Indeed, when only an estimated 12 per cent of sexual assaults reported by police lead to a criminal conviction, we should welcome alternative forums of adjudication and accountability. In the wake of the Jian Ghomeshi trial, Toronto-based criminal lawyer David Butt shone the light on potential alternatives in the context of sexual assault allegations, like Crown-sponsored civil litigation of such claims: “[It] would mean no criminal conviction and no jail sentence, should the defendant be found liable. But, at the same time, the proof required would be on a ‘balance of probabilities,’ rather than the higher criminal standard of ‘beyond a reasonable doubt.’ As well, the alleged perpetrator could not invoke the right to silence: could not decline to answer the allegations,” he wrote.
And following media attention on the issue, many corporations have declared zero-tolerance sexual harassment policies. Both corporate policies and media coverage can give victims recourse, and neither is bogged down in rules of procedure, exorbitant costs or complex legal doctrines; in corporate policy, public opinion and beyond, we should continue to innovate to offer alternatives to a justice system that often throws up barriers for survivors of sexual violence and harassment.

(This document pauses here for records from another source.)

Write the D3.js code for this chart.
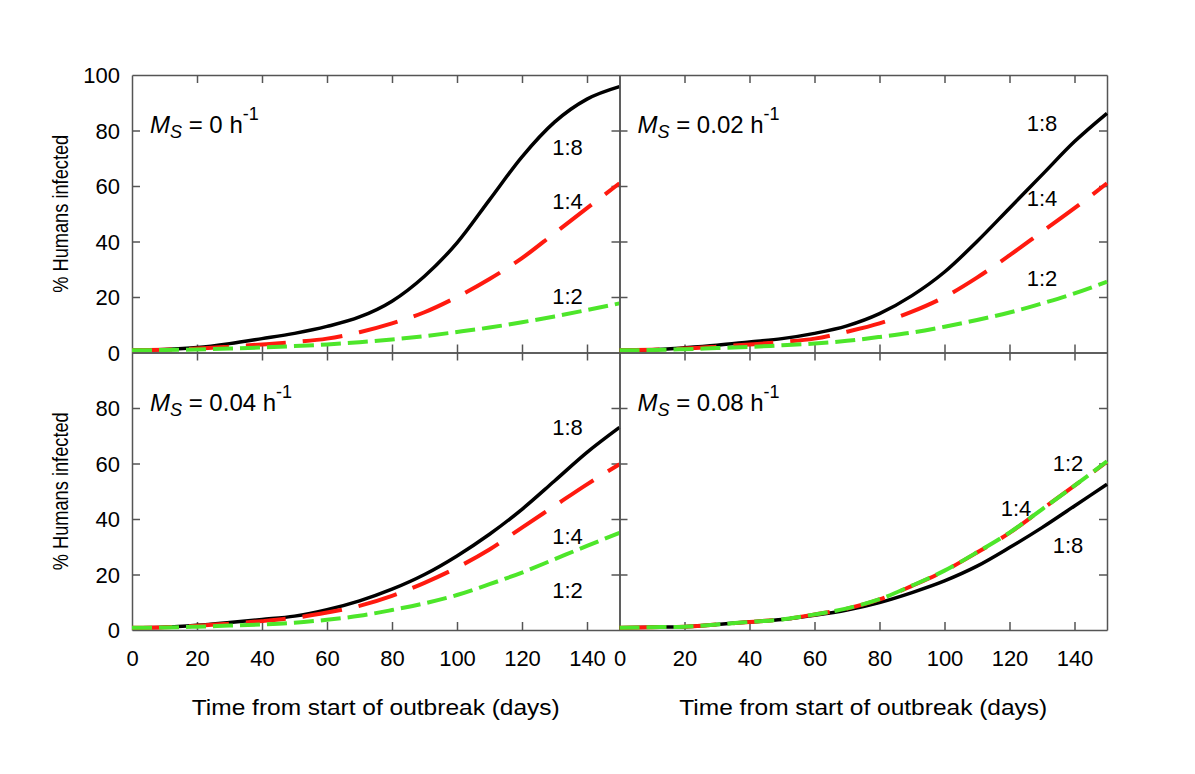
<!DOCTYPE html>
<html><head><meta charset="utf-8">
<script src="https://cdn.jsdelivr.net/npm/d3@7"></script>
<style>
body{margin:0;background:#fff}
text{font-family:"Liberation Sans",Arial,Helvetica,sans-serif;fill:#000}
</style>
</head><body>
<svg id="chart" width="1195" height="774"></svg>
<script>
// ---------- data ----------
const days = [0,10,20,30,40,50,60,70,80,90,100,110,120,130,140,150];
const ratios = ["1:8","1:4","1:2"];
const msValues = ["0","0.02","0.04","0.08"];
const xTickLabels = [0,20,40,60,80,100,120,140];
const yTickLabelsTop = [0,20,40,60,80,100];
const yTickLabelsBottom = [0,20,40,60,80];

// Ms = 0
const ms0_r8 = [0.8,1.1,1.8,3.2,5,6.9,9.4,12.8,18.5,27.5,39.5,55,70.5,83,91.3,95.8];
const ms0_r4 = [0.8,1,1.4,2.1,2.9,3.8,5,7.3,10.5,14.5,20,26.5,34,43,52,61];
const ms0_r2 = [0.8,0.9,1.1,1.4,1.8,2.3,2.9,3.7,4.7,5.9,7.4,9,10.9,13,15.3,17.7];
// Ms = 0.02
const ms002_r8 = [0.8,1,1.7,2.6,3.8,5,6.9,9.6,14,20.5,29,40,52,64,76,86.2];
const ms002_r4 = [0.8,1,1.4,2.1,2.9,3.8,5,7.5,10.5,14.7,20,27,35,43.5,52,61];
const ms002_r2 = [0.8,0.9,1.2,1.6,2,2.6,3.2,4.2,5.6,7.2,9.3,11.7,14.4,17.7,21.3,25.5];
// Ms = 0.04
const ms004_r8 = [0.8,1,1.7,2.7,3.8,5,7.3,10.5,14.7,20,26.7,34.5,43.5,53.7,64,73];
const ms004_r4 = [0.8,1,1.5,2.3,3.2,4.4,6.3,8.7,12.3,17,22.5,29,36.9,44.7,52.5,59.7];
const ms004_r2 = [0.8,0.9,1.2,1.6,2,2.6,3.7,5.1,7.2,9.6,12.6,16.5,20.7,25.5,30.3,35];
// Ms = 0.08
const ms008_r8 = [0.8,1,1.2,2,2.9,3.8,5.3,7.2,9.9,13.5,17.7,23,29.7,36.9,44.7,52.5];
const ms008_r4 = [0.8,1,1.2,2,2.9,3.8,5.6,7.7,11,15.9,21.3,27.9,35,43.5,52,60.6];
const ms008_r2 = [0.8,1,1.2,2,2.9,3.8,5.6,7.8,11.1,16,21.4,28,35.1,43.5,52,60.8];

// label anchors (day, %) for 1:8, 1:4, 1:2
const ms0_lab = [[134,74],[134,54.4],[134,20.2]];
const ms002_lab = [[130,82.7],[130,55.6],[130,26.8]];
const ms004_lab = [[134,73],[134,34],[134,14.5]];
const ms008_lab = [[138,30.5],[122,44],[138,60]];

// ---------- layout ----------
const X0 = 132, Y0 = 75, PW = 487.5, PH = 277.5;
const colors = ["#000000","#ff1a0f","#4de62a"];
const widths = [3.5,4,4];
const dashes = [null,"40,17","20,7"];

const panels = [
  {ms:msValues[0], s:[ms0_r8,ms0_r4,ms0_r2], lab:ms0_lab, col:0,row:0},
  {ms:msValues[1], s:[ms002_r8,ms002_r4,ms002_r2], lab:ms002_lab, col:1,row:0},
  {ms:msValues[2], s:[ms004_r8,ms004_r4,ms004_r2], lab:ms004_lab, col:0,row:1},
  {ms:msValues[3], s:[ms008_r8,ms008_r4,ms008_r2], lab:ms008_lab, col:1,row:1}
];

const svg = d3.select("#chart");
svg.append("rect").attr("width",1195).attr("height",774).attr("fill","#fff");

const boxColor = "#555555";

function styleAxis(g){
  g.selectAll("path.domain").attr("stroke",boxColor).attr("stroke-width",1.5);
  g.selectAll(".tick line").attr("stroke",boxColor).attr("stroke-width",1.5);
  g.attr("font-family",null).attr("font-size",null);
}

panels.forEach(p=>{
  const gx = X0 + p.col*PW, gy = Y0 + p.row*PH;
  const x = d3.scaleLinear().domain([0,150]).range([0,PW]);
  const y = d3.scaleLinear().domain([0,100]).range([PH,0]);
  const g = svg.append("g").attr("transform",`translate(${gx},${gy})`);

  const xt = [20,40,60,80,100,120,140], yt = [20,40,60,80];
  g.append("g").attr("transform",`translate(0,${PH})`)
    .call(d3.axisBottom(x).tickValues(xt).tickSizeInner(-8).tickSizeOuter(0).tickFormat(""))
    .call(styleAxis);
  g.append("g")
    .call(d3.axisTop(x).tickValues(xt).tickSizeInner(-8).tickSizeOuter(0).tickFormat(""))
    .call(styleAxis);
  g.append("g")
    .call(d3.axisLeft(y).tickValues(yt).tickSizeInner(-8).tickSizeOuter(0).tickFormat(""))
    .call(styleAxis);
  g.append("g").attr("transform",`translate(${PW},0)`)
    .call(d3.axisRight(y).tickValues(yt).tickSizeInner(-8).tickSizeOuter(0).tickFormat(""))
    .call(styleAxis);

  // tick labels
  if(p.col===0){
    const la = g.append("g")
      .call(d3.axisLeft(y).tickValues(p.row===0?yTickLabelsTop:yTickLabelsBottom).tickSize(0).tickPadding(12).tickFormat(d3.format("d")));
    la.select("path.domain").remove();
    la.attr("font-family",null).attr("font-size",null);
    la.selectAll("text").attr("font-size","22px").attr("dy","0.36em");
  }
  if(p.row===1){
    const lb = g.append("g").attr("transform",`translate(0,${PH})`)
      .call(d3.axisBottom(x).tickValues(xTickLabels).tickSize(0).tickPadding(20).tickFormat(d3.format("d")));
    lb.select("path.domain").remove();
    lb.attr("font-family",null).attr("font-size",null);
    lb.selectAll("text").attr("font-size","22px");
  }

  // lines
  const line = d3.line().x((d,i)=>x(days[i])).y(d=>y(d)).curve(d3.curveMonotoneX);
  p.s.forEach((vals,k)=>{
    g.append("path").datum(vals)
      .attr("d",line)
      .attr("fill","none")
      .attr("stroke",colors[k])
      .attr("stroke-width",widths[k])
      .attr("stroke-dasharray",dashes[k]);
  });

  // ratio labels
  p.lab.forEach((pt,k)=>{
    g.append("text").attr("x",x(pt[0])).attr("y",y(pt[1]))
      .attr("text-anchor","middle").attr("dy","0.36em")
      .attr("font-size","22px").text(ratios[k]);
  });

  // Ms annotation
  const t = g.append("text").attr("x",18).attr("y",58).attr("font-size","24px");
  t.append("tspan").attr("font-style","italic").text("M");
  t.append("tspan").attr("font-style","italic").attr("font-size","18px").attr("dy",5).text("S");
  t.append("tspan").attr("dy",-5).text(" = " + p.ms + " h");
  t.append("tspan").attr("font-size","18px").attr("dy",-13).text("-1");

  // axis titles
  if(p.col===0){
    svg.append("text")
      .attr("transform",`translate(68,${gy+PH/2}) rotate(-90)`)
      .attr("text-anchor","middle").attr("font-size","22px")
      .attr("textLength",158).attr("lengthAdjust","spacingAndGlyphs")
      .text("% Humans infected");
  }
  if(p.row===1){
    svg.append("text")
      .attr("x",gx+PW/2).attr("y",715)
      .attr("text-anchor","middle").attr("font-size","22px")
      .attr("textLength",368).attr("lengthAdjust","spacingAndGlyphs")
      .text("Time from start of outbreak (days)");
  }
});
</script>
</body></html>
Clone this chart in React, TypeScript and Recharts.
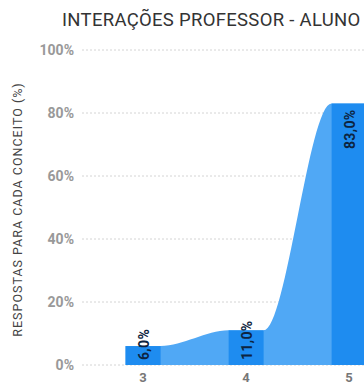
import React from 'react';
import {
  ComposedChart,
  Bar,
  Area,
  XAxis,
  YAxis,
  CartesianGrid,
  Label,
} from 'recharts';

const categories = ['3', '4', '5'];
const respostas = [6.0, 11.0, 83.0];
const yTicks = [0, 20, 40, 60, 80, 100];

const BAR_W = 35;
const HALF = 0.17; // meia largura da barra, em unidades de categoria

// a area acompanha as bordas de cada barra
const chartData: any[] = [];
categories.forEach((c, i) => {
  chartData.push({ x: i - HALF, area: respostas[i] });
  chartData.push({ x: i, area: respostas[i], bar: respostas[i] });
  chartData.push({ x: i + HALF, area: respostas[i] });
});

const fmt = (v: number) => v.toFixed(1).replace('.', ',') + '%';

const BarShape = (p: any) => {
  if (p.value == null || !p.height) return null;
  const cx = p.x + p.width / 2;
  return <rect x={cx - BAR_W / 2} y={p.y} width={BAR_W} height={p.height} fill="#1e8cf0" />;
};

const BarLabel = (props: any) => {
  const { x, y, width, height, value } = props;
  if (value == null) return null;
  const cx = x + width / 2 + 1;
  const big = height > 60;
  const ty = big ? y + 6 : y + height - 5;
  return (
    <text
      x={cx}
      y={ty}
      transform={`rotate(-90 ${cx} ${ty})`}
      textAnchor={big ? 'end' : 'start'}
      dominantBaseline="central"
      fill="#0d2440"
      fontSize={14}
      fontWeight={700}
      letterSpacing={0.3}
      fontFamily="Roboto, sans-serif"
    >
      {fmt(value)}
    </text>
  );
};

export default function App() {
  return (
    <div
      style={{
        position: 'fixed',
        left: 0,
        top: 0,
        width: 364,
        height: 390,
        overflow: 'hidden',
        background: '#fff',
      }}
    >
      <div style={{ position: 'absolute', left: 0, top: 0 }}>
        <ComposedChart
          width={415}
          height={390}
          data={chartData}
          margin={{ top: 50, right: 5, bottom: 0, left: 0 }}
        >
          <CartesianGrid
            vertical={false}
            stroke="#d4d4d4"
            strokeDasharray="2 2"
          />
          <XAxis
            dataKey="x"
            type="number"
            domain={[-0.592, 2.592]}
            ticks={[0, 1, 2]}
            tickFormatter={(v: number) => categories[v]}
            axisLine={false}
            tickLine={false}
            height={25}
            tick={{ fill: '#777', fontSize: 13, fontWeight: 700, fontFamily: 'Roboto, sans-serif' }}
          />
          <YAxis
            domain={[0, 100]}
            ticks={yTicks}
            tickFormatter={(v: number) => v + '%'}
            axisLine={false}
            tickLine={false}
            width={82}
            tick={{ fill: '#999', fontSize: 14, fontWeight: 700, fontFamily: 'Roboto, sans-serif' }}
          >
            <Label
              content={(p: any) => {
                const vb = p.viewBox;
                const cy = vb.y + vb.height / 2 + 2;
                return (
                  <text
                    x={17}
                    y={cy}
                    transform={`rotate(-90 17 ${cy})`}
                    textAnchor="middle"
                    dominantBaseline="central"
                    fill="#444"
                    fontSize={12.5}
                    letterSpacing={1}
                    fontFamily="Roboto, sans-serif"
                  >
                    RESPOSTAS PARA CADA CONCEITO (%)
                  </text>
                );
              }}
            />
          </YAxis>
          <Area
            dataKey="area"
            type="monotone"
            fill="#50a8f5"
            fillOpacity={1}
            stroke="none"
            isAnimationActive={false}
          />
          <Bar
            dataKey="bar"
            barSize={BAR_W}
            shape={<BarShape />}
            label={<BarLabel />}
            isAnimationActive={false}
          />
        </ComposedChart>
      </div>
      <div
        style={{
          position: 'absolute',
          left: 62,
          top: 9,
          fontFamily: 'Roboto, sans-serif',
          fontSize: 18.5,
          fontWeight: 400,
          letterSpacing: 0.3,
          color: '#333',
          whiteSpace: 'nowrap',
        }}
      >
        INTERAÇÕES PROFESSOR - ALUNO
      </div>
    </div>
  );
}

Of course, discussion of these potential adjudicative frames should also remind us that not all perpetrators of sexual misconduct are subject to the jurisdiction of parliamentary caucuses or dynamite journalists, nor can we guarantee that zero-tolerance sexual harassment policies will be applied equally to employees at every rung on the corporate ladder. Our forms of public judgment—legal or otherwise—must safely and sustainably offer recourse to the young and powerless: to the female migrant worker far from home as much as to the staffer working on Parliament Hill.
To do this, we must continue to give public opinion—which weaves through all of these forms of adjudication—pride of place in democracy. Where once a woman’s insistence that she had been sexually harassed would be greeted by silence or ridicule, now an accusation from two women can take down the leader of a provincial party. But the exact opposite minority opinion should be respected too: Those who feel that the gavel fell too swiftly in Brown’s case must be permitted to voice that thought, or else the concept of majority public opinion will not last long as a system of open and rational adjudication.
Allowing space for diverse public opinion is vital, because one day the tides may turn through a different channel of public judgment. Reprehensible candidates like Alabama Republican Roy Moore may come just short of electoral success, for instance, or people like Donald Trump may manage to reframe questions enough to slip into the highest offices. But on days like those, where our collective judgment or electoral system fails us, we will still have a public square for dissenting opinions. As American judge Learned Hand wrote, “I often wonder whether we do not rest our hopes too much upon constitutions, upon laws and upon courts. These are false hopes […] Liberty lies in the hearts of men and women; when it dies there, no constitution, no law, no court can save it.”
In democracy, we are all subject to the judgment of our fellow citizens and what distinguishes the good democracies from the bad is the ways in which that judgment is dispensed. Let’s keep talking thoughtfully and creating bravely, always in the service of a more just society.